■ Provided entries:
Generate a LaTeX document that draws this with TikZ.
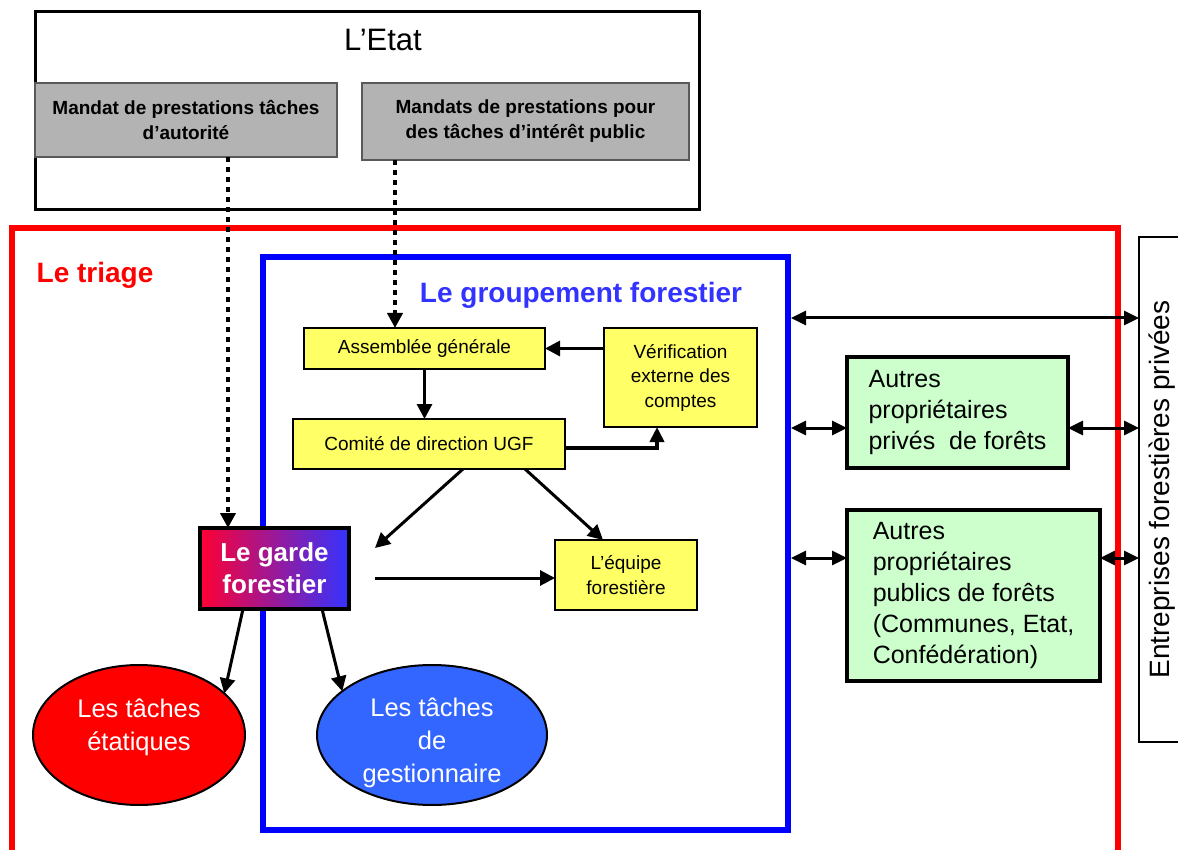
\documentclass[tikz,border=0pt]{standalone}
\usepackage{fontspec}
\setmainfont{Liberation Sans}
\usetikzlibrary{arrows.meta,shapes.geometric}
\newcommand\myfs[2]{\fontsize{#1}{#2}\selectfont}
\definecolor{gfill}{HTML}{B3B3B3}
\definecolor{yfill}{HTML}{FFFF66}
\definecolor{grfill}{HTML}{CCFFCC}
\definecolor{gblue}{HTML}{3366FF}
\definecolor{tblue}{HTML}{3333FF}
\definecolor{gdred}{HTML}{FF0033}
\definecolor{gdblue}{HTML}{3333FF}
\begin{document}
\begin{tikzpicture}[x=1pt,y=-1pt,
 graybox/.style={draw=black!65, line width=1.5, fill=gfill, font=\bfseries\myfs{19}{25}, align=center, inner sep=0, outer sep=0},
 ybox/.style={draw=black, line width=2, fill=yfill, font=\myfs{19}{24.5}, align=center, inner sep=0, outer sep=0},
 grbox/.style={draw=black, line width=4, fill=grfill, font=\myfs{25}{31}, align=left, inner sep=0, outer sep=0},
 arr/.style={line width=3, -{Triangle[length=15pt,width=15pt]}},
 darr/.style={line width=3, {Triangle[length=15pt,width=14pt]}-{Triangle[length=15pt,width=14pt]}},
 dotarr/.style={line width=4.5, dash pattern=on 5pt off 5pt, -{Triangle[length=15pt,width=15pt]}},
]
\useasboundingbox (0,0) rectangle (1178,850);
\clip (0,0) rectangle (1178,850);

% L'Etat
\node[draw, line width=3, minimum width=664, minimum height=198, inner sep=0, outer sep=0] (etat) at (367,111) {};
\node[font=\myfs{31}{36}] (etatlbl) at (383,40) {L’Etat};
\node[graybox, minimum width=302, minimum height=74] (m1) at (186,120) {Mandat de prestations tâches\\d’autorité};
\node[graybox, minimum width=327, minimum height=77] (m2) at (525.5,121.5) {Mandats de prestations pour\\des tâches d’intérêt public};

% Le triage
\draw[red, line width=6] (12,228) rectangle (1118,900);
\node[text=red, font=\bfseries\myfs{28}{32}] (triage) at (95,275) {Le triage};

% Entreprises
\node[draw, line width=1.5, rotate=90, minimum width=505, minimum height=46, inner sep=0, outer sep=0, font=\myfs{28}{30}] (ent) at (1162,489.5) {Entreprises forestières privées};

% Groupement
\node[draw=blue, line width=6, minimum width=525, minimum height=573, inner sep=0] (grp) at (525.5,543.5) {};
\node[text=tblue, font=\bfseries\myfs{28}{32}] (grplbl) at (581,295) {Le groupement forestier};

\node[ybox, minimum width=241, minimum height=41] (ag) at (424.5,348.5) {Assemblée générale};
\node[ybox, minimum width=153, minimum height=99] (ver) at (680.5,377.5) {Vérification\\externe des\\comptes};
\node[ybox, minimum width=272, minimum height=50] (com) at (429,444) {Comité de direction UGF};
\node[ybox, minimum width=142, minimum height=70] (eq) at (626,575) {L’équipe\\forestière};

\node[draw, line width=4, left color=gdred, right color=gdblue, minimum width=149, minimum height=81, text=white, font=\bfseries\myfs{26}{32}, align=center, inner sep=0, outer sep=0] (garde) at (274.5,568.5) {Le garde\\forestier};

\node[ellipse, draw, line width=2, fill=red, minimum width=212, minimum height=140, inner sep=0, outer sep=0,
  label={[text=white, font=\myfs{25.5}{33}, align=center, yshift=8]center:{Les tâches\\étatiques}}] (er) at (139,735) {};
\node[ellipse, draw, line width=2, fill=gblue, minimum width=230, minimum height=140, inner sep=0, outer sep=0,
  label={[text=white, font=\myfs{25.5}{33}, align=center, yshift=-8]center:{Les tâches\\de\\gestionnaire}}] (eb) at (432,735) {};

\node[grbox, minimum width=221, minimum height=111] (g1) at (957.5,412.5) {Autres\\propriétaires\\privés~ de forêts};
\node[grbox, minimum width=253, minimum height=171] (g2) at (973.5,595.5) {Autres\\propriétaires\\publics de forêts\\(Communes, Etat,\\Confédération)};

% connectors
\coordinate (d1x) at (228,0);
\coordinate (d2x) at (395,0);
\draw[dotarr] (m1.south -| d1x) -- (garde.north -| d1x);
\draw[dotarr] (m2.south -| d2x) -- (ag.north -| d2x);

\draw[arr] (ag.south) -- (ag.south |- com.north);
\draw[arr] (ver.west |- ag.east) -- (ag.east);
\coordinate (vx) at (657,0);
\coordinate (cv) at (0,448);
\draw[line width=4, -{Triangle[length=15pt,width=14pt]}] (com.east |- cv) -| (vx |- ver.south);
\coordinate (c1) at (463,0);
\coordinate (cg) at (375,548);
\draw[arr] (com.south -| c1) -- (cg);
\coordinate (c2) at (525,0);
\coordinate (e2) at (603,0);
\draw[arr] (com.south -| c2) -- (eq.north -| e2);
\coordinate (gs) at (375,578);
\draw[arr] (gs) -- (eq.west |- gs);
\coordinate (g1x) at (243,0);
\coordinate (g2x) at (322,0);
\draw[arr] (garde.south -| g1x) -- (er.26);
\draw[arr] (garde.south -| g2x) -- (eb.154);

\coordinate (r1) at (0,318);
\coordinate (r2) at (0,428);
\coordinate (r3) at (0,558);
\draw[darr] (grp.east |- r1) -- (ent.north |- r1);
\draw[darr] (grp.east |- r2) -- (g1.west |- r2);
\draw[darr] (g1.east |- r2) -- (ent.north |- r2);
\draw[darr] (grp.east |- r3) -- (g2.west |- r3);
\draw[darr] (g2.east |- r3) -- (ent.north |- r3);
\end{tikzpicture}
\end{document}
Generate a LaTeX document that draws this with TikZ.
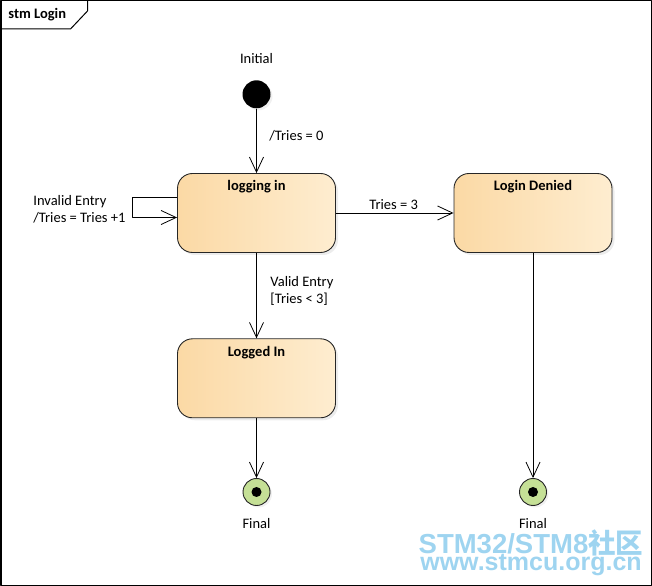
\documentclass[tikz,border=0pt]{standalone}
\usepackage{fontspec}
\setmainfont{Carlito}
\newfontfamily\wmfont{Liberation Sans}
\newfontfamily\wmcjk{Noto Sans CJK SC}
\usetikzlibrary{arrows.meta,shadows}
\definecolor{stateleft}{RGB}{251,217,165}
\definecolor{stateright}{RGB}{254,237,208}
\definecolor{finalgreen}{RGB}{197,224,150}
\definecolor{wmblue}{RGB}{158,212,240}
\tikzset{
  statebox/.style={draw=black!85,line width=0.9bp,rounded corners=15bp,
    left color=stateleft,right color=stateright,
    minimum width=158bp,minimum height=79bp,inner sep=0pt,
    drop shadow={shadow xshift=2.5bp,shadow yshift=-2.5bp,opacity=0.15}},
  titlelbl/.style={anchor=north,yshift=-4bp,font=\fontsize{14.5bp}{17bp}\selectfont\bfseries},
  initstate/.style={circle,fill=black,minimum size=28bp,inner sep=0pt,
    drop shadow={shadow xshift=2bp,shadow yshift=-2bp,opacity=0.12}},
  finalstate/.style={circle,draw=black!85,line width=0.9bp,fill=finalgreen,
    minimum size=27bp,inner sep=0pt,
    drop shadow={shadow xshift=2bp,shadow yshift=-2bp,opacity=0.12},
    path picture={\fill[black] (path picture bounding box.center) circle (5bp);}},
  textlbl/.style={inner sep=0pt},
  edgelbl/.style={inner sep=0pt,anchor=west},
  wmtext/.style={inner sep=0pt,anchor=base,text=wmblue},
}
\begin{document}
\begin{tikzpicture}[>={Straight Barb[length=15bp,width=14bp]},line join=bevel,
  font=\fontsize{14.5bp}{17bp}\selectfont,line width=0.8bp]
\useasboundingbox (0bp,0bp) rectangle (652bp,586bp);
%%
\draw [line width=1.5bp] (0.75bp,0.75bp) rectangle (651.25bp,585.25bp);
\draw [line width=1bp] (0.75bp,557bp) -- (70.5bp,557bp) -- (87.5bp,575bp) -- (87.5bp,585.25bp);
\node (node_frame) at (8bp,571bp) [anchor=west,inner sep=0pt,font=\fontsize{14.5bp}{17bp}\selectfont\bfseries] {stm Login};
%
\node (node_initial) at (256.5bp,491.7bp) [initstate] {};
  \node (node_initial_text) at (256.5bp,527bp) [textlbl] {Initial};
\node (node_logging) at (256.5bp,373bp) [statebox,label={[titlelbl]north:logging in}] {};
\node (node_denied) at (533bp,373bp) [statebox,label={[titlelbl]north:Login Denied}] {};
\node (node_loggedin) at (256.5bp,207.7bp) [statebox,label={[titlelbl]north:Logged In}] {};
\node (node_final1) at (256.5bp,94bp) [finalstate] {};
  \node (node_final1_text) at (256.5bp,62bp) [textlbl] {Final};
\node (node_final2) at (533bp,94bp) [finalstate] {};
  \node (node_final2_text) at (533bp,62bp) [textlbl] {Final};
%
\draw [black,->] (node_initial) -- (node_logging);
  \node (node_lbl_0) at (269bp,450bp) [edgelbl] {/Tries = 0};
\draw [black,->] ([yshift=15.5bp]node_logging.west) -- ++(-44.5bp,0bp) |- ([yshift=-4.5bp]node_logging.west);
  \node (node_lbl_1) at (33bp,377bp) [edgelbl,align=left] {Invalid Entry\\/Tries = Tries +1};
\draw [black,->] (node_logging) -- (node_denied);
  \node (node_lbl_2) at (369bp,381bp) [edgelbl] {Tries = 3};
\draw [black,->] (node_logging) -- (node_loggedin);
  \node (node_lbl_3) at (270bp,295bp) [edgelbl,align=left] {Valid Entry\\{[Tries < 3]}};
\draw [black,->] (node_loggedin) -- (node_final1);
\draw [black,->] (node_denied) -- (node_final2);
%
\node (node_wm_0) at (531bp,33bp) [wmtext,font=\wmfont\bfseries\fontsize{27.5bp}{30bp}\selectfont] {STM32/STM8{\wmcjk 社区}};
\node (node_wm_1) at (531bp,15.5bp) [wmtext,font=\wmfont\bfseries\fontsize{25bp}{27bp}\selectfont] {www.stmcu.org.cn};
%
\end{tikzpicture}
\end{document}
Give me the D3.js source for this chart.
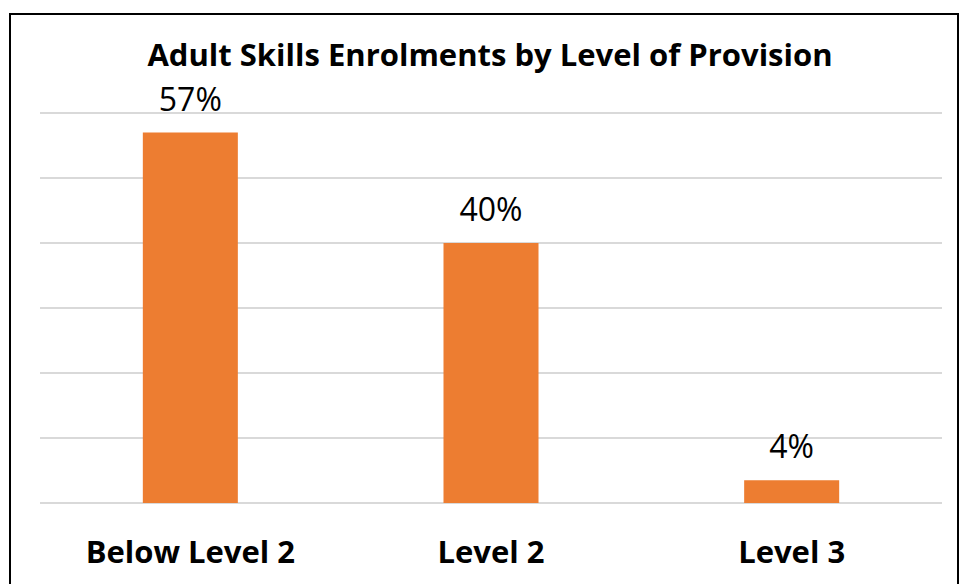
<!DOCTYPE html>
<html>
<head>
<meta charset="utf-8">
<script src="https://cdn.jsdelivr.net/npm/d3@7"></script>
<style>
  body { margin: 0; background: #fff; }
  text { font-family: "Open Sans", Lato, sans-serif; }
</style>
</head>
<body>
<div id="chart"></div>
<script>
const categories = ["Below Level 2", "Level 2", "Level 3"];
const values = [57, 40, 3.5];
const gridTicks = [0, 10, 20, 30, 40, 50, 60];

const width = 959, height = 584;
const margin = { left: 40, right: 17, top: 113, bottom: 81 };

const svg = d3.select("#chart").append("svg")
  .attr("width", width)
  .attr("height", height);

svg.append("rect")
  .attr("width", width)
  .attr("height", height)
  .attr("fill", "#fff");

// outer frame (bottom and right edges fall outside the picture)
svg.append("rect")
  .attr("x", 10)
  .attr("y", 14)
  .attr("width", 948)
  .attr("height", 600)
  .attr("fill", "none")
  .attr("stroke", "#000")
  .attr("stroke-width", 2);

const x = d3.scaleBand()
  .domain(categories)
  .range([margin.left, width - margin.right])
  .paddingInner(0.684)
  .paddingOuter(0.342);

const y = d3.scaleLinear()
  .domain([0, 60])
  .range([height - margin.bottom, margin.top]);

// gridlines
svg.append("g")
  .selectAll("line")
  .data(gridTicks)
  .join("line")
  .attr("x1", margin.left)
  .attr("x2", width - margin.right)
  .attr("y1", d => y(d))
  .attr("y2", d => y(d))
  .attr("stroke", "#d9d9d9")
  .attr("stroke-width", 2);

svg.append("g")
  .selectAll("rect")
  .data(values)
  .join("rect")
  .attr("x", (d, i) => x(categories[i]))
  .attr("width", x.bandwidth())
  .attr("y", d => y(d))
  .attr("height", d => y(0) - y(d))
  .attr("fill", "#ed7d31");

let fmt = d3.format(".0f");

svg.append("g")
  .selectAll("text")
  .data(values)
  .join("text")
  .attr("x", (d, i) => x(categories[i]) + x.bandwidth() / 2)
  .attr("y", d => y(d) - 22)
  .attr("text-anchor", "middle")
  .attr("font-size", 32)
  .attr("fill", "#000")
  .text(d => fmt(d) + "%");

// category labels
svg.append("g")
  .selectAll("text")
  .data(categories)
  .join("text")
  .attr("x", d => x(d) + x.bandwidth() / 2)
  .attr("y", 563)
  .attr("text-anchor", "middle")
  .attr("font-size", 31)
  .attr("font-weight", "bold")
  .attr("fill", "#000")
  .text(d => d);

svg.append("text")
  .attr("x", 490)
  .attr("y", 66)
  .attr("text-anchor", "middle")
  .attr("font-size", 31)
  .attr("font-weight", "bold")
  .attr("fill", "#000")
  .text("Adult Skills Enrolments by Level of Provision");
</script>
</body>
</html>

■ Exercise brief: Reproduce only the lines of the records from the start up to and including the line that holds "minimum width=327, minimum"; do not carry over any picture.

■ Expected answer:
Generate a LaTeX document that draws this with TikZ.
\documentclass[tikz,border=0pt]{standalone}
\usepackage{fontspec}
\setmainfont{Liberation Sans}
\usetikzlibrary{arrows.meta,shapes.geometric}
\newcommand\myfs[2]{\fontsize{#1}{#2}\selectfont}
\definecolor{gfill}{HTML}{B3B3B3}
\definecolor{yfill}{HTML}{FFFF66}
\definecolor{grfill}{HTML}{CCFFCC}
\definecolor{gblue}{HTML}{3366FF}
\definecolor{tblue}{HTML}{3333FF}
\definecolor{gdred}{HTML}{FF0033}
\definecolor{gdblue}{HTML}{3333FF}
\begin{document}
\begin{tikzpicture}[x=1pt,y=-1pt,
 graybox/.style={draw=black!65, line width=1.5, fill=gfill, font=\bfseries\myfs{19}{25}, align=center, inner sep=0, outer sep=0},
 ybox/.style={draw=black, line width=2, fill=yfill, font=\myfs{19}{24.5}, align=center, inner sep=0, outer sep=0},
 grbox/.style={draw=black, line width=4, fill=grfill, font=\myfs{25}{31}, align=left, inner sep=0, outer sep=0},
 arr/.style={line width=3, -{Triangle[length=15pt,width=15pt]}},
 darr/.style={line width=3, {Triangle[length=15pt,width=14pt]}-{Triangle[length=15pt,width=14pt]}},
 dotarr/.style={line width=4.5, dash pattern=on 5pt off 5pt, -{Triangle[length=15pt,width=15pt]}},
]
\useasboundingbox (0,0) rectangle (1178,850);
\clip (0,0) rectangle (1178,850);

% L'Etat
\node[draw, line width=3, minimum width=664, minimum height=198, inner sep=0, outer sep=0] (etat) at (367,111) {};
\node[font=\myfs{31}{36}] (etatlbl) at (383,40) {L’Etat};
\node[graybox, minimum width=302, minimum height=74] (m1) at (186,120) {Mandat de prestations tâches\\d’autorité};
\node[graybox, minimum width=327, minimum height=77] (m2) at (525.5,121.5) {Mandats de prestations pour\\des tâches d’intérêt public};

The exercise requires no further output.